Many consumers, when ordering their free annual credit report for the first time, are surprised by the long list of credit accounts that they have. For example, they might have long ago forgotten about the credit card they used to get a great discount on new set of tires, or from Home Depot when they refurbished their den. Even the first credit card that they might have opened ages ago, and haven’t used at all in years, could actually still be there.
This begs the question; is it possible to have too many credit cards and can having too many hurt your credit score?
Thankfully, those old accounts likely aren’t damaging your credit score at all and, in some cases, might even be helping you (as long as you aren’t carrying debt on them, of course). The reason is simple; your credit score is primarily based on how you manage your credit, not the amount of credit accounts you have.
That being said, the very best and easiest way to see if your old credit card accounts are impacting your credit score is to get your credit reports from the 3 biggest credit reporting agencies (TransUnion, Experian and Equifax) and check. As we’ve said many times on this blog before, every American consumer is, by law, able to receive one free credit report from the big 3 agencies once a year.
Sometimes older is better when it comes to credit cards and credit scores
When it comes to how credit reporting agencies score your credit, a number of factors come into play, including the age of your oldest credit account and the average age of your total accounts. How recently you opened a new credit account is also a factor. The fact is however that, in this situation, the older a credit card is, the better. That’s because that older credit card gives you a longer established credit history and can help you even if you aren’t actually using it.
Sometimes a credit card will be deleted from your credit report after it’s been closed however, or after a certain time of inactivity. For that reason it’s a good idea to, once in a while, use those older credit cards to keep them active and open. If you don’t have a lot of older credit accounts, this is even more important because losing one would cut down on the “age” of your credit history quite a bit.
Don’t forget your credit utilization
One other big factor when it comes to credit cards is your credit utilization ratio. That means, in simple terms, the amount of credit you are using as opposed to the amount of credit that you have. For example, if you have $10,000 in available credit and have $1000 in debt spread out on all of your credit cards, your credit utilization ratio is 10%. That’s a good ratio that most finance experts would tell you not to exceed unless absolutely necessary.
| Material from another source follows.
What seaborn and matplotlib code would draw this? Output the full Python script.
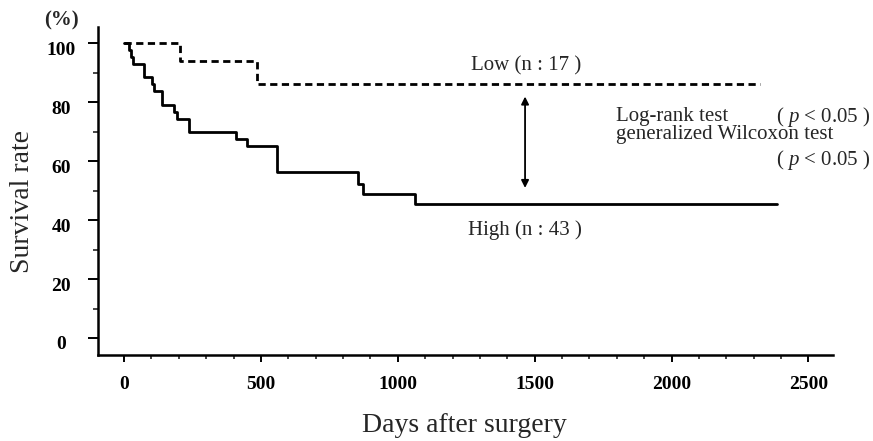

This is where having too many credit cards can be dangerous because, if you aren’t able to control your spending, you might end up with a lot of credit card debt, and a credit utilization ratio that’s very poor and could affect your ability to get more credit in the future.
In the end, the most important thing to keep in mind, no matter how many credit cards you actually have, is to keep your balance low or at zero by paying off your credit card bill every month. Using your credit cards just fine, just as long as you pay them off at the end of each month.